The other reward is that even this metagaming is limited by the massive set of options. There are simply too many things people could show up with to make angling hard in one direction a good idea. If things have shifted towards Dredge and Jund, being solid there is good, but retooling your deck to crush those two things is still maybe beating fifteen percent of the room.

The last point about “sideboarding being too hard?” That’s all on you. You can’t just throw three Stony Silence and three Rest in Peace in your sideboard in Modern and expect to be done, but good configurations and options exist. The key isn’t going for raw power: your deck alone should be within the same power bandwidth. You just want enough active things to make it all work.
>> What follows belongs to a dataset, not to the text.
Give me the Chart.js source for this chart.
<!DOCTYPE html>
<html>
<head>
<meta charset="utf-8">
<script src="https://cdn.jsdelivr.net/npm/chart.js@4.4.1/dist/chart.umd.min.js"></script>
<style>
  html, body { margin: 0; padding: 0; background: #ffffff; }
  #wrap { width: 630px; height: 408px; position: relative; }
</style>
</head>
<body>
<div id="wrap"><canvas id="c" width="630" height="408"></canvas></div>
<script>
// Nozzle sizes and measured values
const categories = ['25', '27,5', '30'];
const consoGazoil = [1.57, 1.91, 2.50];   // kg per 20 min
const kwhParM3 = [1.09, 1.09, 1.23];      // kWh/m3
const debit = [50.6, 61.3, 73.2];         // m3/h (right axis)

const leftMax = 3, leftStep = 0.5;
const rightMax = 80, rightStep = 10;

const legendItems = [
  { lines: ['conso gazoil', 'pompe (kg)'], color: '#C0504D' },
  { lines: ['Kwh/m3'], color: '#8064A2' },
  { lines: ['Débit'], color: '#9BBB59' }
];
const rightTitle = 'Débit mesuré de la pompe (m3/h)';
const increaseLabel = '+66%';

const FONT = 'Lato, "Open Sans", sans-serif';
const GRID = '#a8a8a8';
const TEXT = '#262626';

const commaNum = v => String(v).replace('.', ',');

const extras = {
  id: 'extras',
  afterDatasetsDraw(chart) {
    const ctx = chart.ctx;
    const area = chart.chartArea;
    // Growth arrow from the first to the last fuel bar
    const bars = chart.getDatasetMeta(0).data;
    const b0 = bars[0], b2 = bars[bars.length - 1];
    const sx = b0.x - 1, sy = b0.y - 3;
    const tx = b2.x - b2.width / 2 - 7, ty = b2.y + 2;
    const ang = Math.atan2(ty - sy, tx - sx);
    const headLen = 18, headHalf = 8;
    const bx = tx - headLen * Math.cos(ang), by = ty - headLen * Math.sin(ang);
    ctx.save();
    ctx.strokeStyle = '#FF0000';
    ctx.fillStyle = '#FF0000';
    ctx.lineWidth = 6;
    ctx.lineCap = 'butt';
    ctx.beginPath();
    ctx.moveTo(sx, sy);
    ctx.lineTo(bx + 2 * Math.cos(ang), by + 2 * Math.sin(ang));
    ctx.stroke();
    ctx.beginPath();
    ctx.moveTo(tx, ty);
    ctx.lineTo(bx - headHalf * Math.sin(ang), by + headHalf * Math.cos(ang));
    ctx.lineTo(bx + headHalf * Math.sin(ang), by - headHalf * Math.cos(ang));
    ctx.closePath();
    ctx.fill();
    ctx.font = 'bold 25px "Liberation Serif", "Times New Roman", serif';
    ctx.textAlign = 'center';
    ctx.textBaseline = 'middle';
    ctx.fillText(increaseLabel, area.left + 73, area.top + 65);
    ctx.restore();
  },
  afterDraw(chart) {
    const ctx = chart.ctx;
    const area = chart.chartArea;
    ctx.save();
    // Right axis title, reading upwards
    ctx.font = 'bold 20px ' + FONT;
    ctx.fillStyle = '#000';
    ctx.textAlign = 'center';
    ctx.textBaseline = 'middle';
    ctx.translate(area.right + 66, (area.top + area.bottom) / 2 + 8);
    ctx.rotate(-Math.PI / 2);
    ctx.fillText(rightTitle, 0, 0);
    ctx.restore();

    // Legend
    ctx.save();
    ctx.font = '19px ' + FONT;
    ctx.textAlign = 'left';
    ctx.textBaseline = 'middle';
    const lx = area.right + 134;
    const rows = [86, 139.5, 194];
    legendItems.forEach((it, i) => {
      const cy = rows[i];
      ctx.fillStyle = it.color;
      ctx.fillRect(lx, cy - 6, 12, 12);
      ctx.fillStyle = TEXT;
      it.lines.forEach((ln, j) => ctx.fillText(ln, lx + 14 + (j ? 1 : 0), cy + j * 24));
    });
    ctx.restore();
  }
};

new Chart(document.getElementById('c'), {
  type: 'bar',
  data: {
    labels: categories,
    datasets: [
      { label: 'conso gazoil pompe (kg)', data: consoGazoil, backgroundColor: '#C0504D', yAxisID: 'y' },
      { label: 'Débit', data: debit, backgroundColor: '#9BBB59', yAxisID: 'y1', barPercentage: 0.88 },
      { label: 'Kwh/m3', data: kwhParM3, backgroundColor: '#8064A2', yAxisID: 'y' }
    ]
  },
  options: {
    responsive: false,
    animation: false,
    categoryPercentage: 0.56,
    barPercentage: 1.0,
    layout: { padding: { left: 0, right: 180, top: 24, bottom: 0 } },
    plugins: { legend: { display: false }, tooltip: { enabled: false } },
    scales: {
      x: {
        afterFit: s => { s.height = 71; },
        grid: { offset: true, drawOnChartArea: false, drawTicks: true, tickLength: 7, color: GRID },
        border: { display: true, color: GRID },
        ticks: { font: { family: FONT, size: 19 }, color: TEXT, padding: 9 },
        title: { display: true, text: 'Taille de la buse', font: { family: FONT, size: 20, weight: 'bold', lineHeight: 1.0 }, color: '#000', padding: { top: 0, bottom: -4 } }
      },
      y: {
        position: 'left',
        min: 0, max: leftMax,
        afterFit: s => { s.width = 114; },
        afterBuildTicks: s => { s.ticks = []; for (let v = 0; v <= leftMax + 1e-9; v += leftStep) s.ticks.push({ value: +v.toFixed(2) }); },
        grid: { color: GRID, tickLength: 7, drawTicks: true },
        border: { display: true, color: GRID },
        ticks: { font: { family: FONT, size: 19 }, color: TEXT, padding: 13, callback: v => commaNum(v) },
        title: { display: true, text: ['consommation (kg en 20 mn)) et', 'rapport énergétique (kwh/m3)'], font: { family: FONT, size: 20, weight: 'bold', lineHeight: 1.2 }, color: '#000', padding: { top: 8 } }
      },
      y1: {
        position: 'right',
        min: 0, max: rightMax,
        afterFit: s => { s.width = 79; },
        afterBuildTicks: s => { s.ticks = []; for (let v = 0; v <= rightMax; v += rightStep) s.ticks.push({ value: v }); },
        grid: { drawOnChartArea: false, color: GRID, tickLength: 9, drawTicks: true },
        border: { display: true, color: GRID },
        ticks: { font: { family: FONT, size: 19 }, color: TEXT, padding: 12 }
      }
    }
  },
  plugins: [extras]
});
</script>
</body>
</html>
Look for overlap and you will often find it in odd places. Fulminator Mage reads like a card that beats Tron, but it is also good at picking off Inkmoth Nexus against Infect or Celestial Colonnade against U/W Control. This is why a lot of successful Modern sideboards are all one- and two-ofs and cards like Golgari Charm and Rakdos Charm are so good.

What Modern is not selling is competitive optimization the way Standard might. You aren’t going into a Modern event as a massive favorite against the whole field unless you really broke it because “the whole field” isn’t a single entity the way it is in other formats. You build your deck the best you can and see how it goes. It does suck when things don’t line up perfectly, but honestly you should be choosing decks that can afford for some imperfections along the way.
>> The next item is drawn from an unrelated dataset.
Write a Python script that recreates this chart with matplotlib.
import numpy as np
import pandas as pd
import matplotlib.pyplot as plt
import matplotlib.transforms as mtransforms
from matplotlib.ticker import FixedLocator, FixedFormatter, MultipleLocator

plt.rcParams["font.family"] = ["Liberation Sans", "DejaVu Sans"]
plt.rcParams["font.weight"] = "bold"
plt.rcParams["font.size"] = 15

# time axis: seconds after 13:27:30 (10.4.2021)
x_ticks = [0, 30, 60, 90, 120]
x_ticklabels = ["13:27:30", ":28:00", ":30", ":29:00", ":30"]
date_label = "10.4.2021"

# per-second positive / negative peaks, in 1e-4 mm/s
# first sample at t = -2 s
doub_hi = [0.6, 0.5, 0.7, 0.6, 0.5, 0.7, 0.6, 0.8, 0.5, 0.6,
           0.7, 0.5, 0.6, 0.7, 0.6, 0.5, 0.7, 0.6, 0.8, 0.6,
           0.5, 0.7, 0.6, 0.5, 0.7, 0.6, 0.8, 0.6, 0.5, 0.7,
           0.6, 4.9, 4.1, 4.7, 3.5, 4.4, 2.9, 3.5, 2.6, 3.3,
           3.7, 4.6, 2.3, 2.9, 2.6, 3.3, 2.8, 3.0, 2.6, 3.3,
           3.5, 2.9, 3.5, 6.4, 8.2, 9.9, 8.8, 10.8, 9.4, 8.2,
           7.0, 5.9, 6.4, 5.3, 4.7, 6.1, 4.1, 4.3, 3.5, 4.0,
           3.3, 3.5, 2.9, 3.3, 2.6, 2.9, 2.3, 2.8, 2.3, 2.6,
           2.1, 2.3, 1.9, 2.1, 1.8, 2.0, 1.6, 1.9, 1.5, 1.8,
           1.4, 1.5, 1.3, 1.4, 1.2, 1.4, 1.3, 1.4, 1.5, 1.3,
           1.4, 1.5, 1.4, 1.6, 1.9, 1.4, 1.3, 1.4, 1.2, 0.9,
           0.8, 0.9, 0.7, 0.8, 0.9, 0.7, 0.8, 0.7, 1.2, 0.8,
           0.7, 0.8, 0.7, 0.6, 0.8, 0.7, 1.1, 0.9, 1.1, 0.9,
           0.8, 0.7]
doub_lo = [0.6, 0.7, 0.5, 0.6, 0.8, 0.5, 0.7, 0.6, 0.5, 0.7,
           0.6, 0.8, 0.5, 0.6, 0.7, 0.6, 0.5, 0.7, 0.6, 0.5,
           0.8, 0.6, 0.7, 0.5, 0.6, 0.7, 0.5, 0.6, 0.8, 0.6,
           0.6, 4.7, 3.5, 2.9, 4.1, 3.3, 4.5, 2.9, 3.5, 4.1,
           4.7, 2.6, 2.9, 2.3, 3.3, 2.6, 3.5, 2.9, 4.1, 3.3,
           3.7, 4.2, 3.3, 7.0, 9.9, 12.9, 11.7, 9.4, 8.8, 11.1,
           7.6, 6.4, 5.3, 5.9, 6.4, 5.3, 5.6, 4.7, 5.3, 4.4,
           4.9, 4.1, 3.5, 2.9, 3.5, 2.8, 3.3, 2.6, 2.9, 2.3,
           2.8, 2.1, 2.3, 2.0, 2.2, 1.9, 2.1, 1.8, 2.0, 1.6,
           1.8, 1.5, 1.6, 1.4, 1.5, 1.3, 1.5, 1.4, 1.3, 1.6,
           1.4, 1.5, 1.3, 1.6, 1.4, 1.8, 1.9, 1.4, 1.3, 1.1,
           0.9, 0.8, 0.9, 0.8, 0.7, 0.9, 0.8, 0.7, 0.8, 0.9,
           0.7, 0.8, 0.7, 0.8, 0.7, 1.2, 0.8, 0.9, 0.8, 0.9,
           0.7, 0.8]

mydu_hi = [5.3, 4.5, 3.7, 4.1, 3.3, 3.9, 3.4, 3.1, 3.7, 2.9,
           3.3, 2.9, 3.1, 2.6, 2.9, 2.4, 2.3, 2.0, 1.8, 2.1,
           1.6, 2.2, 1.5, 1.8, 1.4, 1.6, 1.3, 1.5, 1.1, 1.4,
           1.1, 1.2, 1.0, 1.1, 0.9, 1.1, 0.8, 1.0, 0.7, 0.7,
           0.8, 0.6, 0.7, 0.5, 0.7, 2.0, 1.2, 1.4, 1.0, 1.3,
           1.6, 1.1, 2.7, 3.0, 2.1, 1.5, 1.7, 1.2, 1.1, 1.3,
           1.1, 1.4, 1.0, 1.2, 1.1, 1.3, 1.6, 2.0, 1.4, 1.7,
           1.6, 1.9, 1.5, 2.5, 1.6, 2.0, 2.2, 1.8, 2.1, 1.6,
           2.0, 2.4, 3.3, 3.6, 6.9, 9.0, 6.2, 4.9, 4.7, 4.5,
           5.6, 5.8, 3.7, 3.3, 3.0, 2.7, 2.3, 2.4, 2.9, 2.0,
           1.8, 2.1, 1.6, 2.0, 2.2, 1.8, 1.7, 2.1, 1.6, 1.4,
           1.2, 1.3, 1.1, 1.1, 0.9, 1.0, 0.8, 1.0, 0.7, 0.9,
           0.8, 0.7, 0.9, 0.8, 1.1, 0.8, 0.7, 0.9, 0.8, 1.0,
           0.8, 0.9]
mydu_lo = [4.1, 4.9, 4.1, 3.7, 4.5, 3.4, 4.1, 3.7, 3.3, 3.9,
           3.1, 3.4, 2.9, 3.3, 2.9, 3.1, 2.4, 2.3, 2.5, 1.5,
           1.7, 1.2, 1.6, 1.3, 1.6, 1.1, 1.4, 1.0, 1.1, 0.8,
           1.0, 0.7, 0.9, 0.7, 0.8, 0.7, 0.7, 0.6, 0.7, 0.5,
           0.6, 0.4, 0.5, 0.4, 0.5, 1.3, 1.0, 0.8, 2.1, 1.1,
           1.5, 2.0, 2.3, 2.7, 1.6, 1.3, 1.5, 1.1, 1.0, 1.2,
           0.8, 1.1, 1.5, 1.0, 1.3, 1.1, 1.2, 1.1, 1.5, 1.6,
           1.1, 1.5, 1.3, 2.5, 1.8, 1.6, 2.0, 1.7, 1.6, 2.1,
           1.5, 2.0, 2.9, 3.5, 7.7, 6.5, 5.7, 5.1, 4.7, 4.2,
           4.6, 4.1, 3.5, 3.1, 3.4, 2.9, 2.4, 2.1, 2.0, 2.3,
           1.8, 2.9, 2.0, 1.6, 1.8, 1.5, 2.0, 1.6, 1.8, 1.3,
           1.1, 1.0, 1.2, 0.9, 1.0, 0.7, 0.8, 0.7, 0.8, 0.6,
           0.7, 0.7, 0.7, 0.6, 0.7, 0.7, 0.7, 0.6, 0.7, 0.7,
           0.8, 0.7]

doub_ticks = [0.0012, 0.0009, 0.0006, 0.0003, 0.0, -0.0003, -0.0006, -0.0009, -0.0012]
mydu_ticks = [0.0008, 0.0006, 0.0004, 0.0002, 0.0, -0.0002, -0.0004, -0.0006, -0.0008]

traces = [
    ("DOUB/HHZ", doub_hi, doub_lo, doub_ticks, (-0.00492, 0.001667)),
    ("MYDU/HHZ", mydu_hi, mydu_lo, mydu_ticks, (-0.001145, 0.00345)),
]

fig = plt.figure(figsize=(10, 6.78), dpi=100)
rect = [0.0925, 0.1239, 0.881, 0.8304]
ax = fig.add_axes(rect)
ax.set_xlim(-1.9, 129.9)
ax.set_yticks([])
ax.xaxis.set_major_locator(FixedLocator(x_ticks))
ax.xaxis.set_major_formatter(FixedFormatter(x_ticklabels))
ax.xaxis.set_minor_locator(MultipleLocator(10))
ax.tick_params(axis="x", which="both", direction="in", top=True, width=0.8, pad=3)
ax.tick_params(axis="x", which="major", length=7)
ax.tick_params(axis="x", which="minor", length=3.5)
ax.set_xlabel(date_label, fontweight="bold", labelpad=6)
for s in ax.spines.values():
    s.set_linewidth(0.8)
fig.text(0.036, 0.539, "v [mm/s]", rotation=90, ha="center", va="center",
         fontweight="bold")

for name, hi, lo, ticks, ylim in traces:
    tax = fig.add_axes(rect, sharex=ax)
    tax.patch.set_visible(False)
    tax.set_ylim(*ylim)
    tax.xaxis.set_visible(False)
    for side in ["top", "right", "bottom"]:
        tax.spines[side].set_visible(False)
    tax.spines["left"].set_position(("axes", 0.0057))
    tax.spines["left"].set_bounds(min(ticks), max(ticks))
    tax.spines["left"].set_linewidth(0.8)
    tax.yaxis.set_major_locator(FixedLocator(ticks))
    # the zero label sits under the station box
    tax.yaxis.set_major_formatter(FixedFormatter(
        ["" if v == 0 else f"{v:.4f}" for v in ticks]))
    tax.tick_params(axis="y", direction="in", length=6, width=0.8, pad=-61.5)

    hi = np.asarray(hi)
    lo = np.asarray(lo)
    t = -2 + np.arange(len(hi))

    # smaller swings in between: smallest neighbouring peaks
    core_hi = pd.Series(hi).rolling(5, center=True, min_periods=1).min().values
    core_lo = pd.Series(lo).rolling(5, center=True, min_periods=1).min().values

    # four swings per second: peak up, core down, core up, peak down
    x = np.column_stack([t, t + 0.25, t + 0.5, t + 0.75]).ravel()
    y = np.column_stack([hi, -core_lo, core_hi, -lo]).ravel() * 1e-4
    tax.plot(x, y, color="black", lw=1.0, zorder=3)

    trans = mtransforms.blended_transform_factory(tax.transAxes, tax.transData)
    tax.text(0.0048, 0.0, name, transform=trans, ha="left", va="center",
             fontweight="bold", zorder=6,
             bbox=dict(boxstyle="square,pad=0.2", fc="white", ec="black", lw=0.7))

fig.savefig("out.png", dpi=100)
Tom Ross started to hit on a really good process last week for Modern which is worth restating here: pick your deck and master it.





A lot of the time, if you pick a powerful deck, it will be reasonable to good. When it isn’t, find another deck and do the same. Go back to your old options as they get good again and keep your old knowledge around to build new bases. If you have played Jund a lot, playing Abzan or Mardu is not going to be that much different and you will quickly pick up where you have to adjust. Eventually you will build up enough to pick up a new deck on little notice, but that takes a lot of hard work. It’s a non-rotating format; that’s kind of characteristic of those.

Modern is also not selling new cards. In theory you could design every new set to mesh into Modern, but you just get more of the new things into decks if you make the format smaller. This is why Modern isn’t part of the Pro Tour any more, not “gameplay” or anything like that. With the new rotation, every new set makes a huge difference in Standard and the Pro Tour is always able to spotlight the fresh content Wizards of the Coast actually makes to continue the game.

That isn’t to say everything is perfect. There are some cards that really push the bounds of what “playing on the same level” is. Card prices are way too volatile due to supply and demand issues from age.

But these aren’t complete structural failures. Eighteen months ago I was worried, but now that the dust has settled, I think Modern has its bearings. It might not be what everyone wants it to be, but that doesn’t matter. Modern is something people can love how it is, and that’s what makes it great.